I went to the Ashbourne Arts Festival Summer Exhibition and thoroughly enjoyed it. Since my mid-teens I’ve loved going to art galleries. I enjoyed art at school and I can draw in a draughtsman-like way and paint to a to a toilet-wall-only standard. It think this helps me to appreciate galleries.
You walk into any art gallery and are confronted with a literal wealth of works of art. Everyone deals with it in a different way but I like to go with the flow. I’m not a big fan of “historic” art. Although the religious icons are impressive and marked a significant switch in the role of art in everyday life they leave me cold. From the Renaissance onwards I think I’m pretty eclectic in my taste.
On a few occasions I’ve joined a tour that has focused on a single painting in a gallery and listened to the experts explain the symbolism and the artists state of mind at the time. I find it fascinating but my appreciation of art is at a much more basic level. I love to stand back from a painting and just imagine, if given the same subject matter to paint, what would I produce? It’s truly humbling. For me the technical execution is the least interesting part of it. I think this is a truth in most art – and most aspects of life. Almost all professional tennis players hit a ball as cleanly as each other. All concert pianists can play a score note-perfect. What separates Lionel Messi, Damien Hirst and Rafael Nadal from the rest (and clearly from me) is what’s between their ears. This is what separates a genius from a journeyman and it is what excites me in music, art, football and people.
Anyone can be different; anyone can shock; but the real artist can latch on to emotion, wit or the zeitgeist to raise a smile, a frown or an astonished gape. By definition therefore art is in the eye of the beholder. I can accept people saying they don’t like a particular piece of art or admit that they can’t understand it. What I struggle to accept is the denial that it is art in the first place. I’ve seen the Mona Lisa in the Louvre and been left cold by it. It is such a familiar image but it does nothing for me. I’ve seen Michelangelo’s David and been in awe of it. The scale and the setting never fail to impress. I suppose one of the factors which I didn’t like about the Mona Lisa was the huge crowd queuing to inch forward and photograph it. It’s a small painting in the first place and this was frankly ridiculous – paintings shouldn’t be worshipped but rather they should be loved and revisited like a good book or piece of music. One of my favourite experiences in a gallery was seeing Grayson Perry’s exhibition at the British Museum. I had enjoyed his documentaries on TV and was aware of his pottery and his transvestism but I didn’t expect to stand laughing at a work of art or find myself edging ever closer to a vase to see the detail up close. I arrived expecting to walk around a museum exhibit and left wanting to have dinner with Grayson Perry. This is why contemporary art is easier to relate to. Through the pieces you see the soul, politics, and state of mind of the creator and the references are shared. You can’t relate to the same world view of a Renaissance Italian.

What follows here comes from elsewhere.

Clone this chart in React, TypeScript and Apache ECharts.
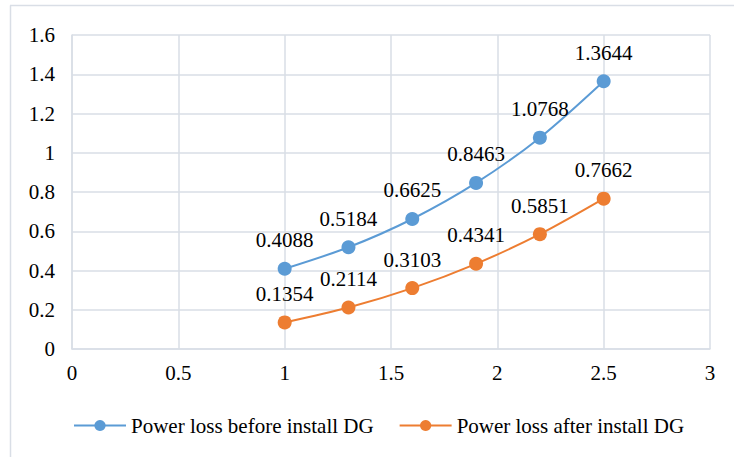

Trying to value art is less attractive. Quite honestly there are two categories – art which should be priced by the square foot or raw material and then work which is almost priceless. The former accounts for the vast majority of work available. If it is contemporary it gets distorted by marketing and by rarity value if it is antique or the work of a dead artist. It astonishes me that new artists or their galleries charge a fortune for essentially decorative pieces – it’s a vanity equivalent to a young footballer publishing his first autobiography. I’m not knocking this category – I love the fact that essentially art is a usable item like furniture. I’m merely challenging those people who try to make more of it. Those people who make good quality furniture would rightly argue that they are artists in their own right. Their work elicits the same response as a print or a vase would stimulate on entering a room. Around the country there are bands gigging who can get a crowd up and dancing but they will not stand the test of time.
This last example also helps to show the difference. Anything which is derivative, a tribute or covers band for example, almost by definition is unlikely and almost unable to make great art. Originality and testing the bounds is a fundamental component. It is risk taking and lays bare the artist to criticism or even ridicule. They have to balance their innate search for perfection with the certainty of failure and the constant comment from those who write about it rather than do. It takes a very special kind of person to deal with the pressure and to still drive for something new and exciting in any field.
And so you return to the simple painting hanging on the wall. Ultimately it boils down to viewing a piece of art that the artist has judged fit to be displayed. It has achieved their seal of approval but the only test of the true value is in the eye of the beholder – does a personal feeling or idea communicate to other people – let alone in the way the artist intended? This is an almost impossible objective. Think of your own family and the diverse tastes in terms of the colours, styles of music and who is judged beautiful or handsome. Somehow an artist has to conjure something fixed which is edgy enough to create emotion but conforming to subconscious ideas of colour schemes and composition. I take my hat off to them all. Anyone bold enough to put themselves forward to exhibit their art deserves applause and they deserve our time to take a moment to properly evaluate what we see rather than flick through them like holiday snaps. In a world where increasingly we seem to be able to concentrate for shorter periods of time and where opinion is spoon-fed the arts are a respite. We are blessed with a fabulous town which has inspired or accommodated artists. Have a look at Ashbourne Art to see some of them.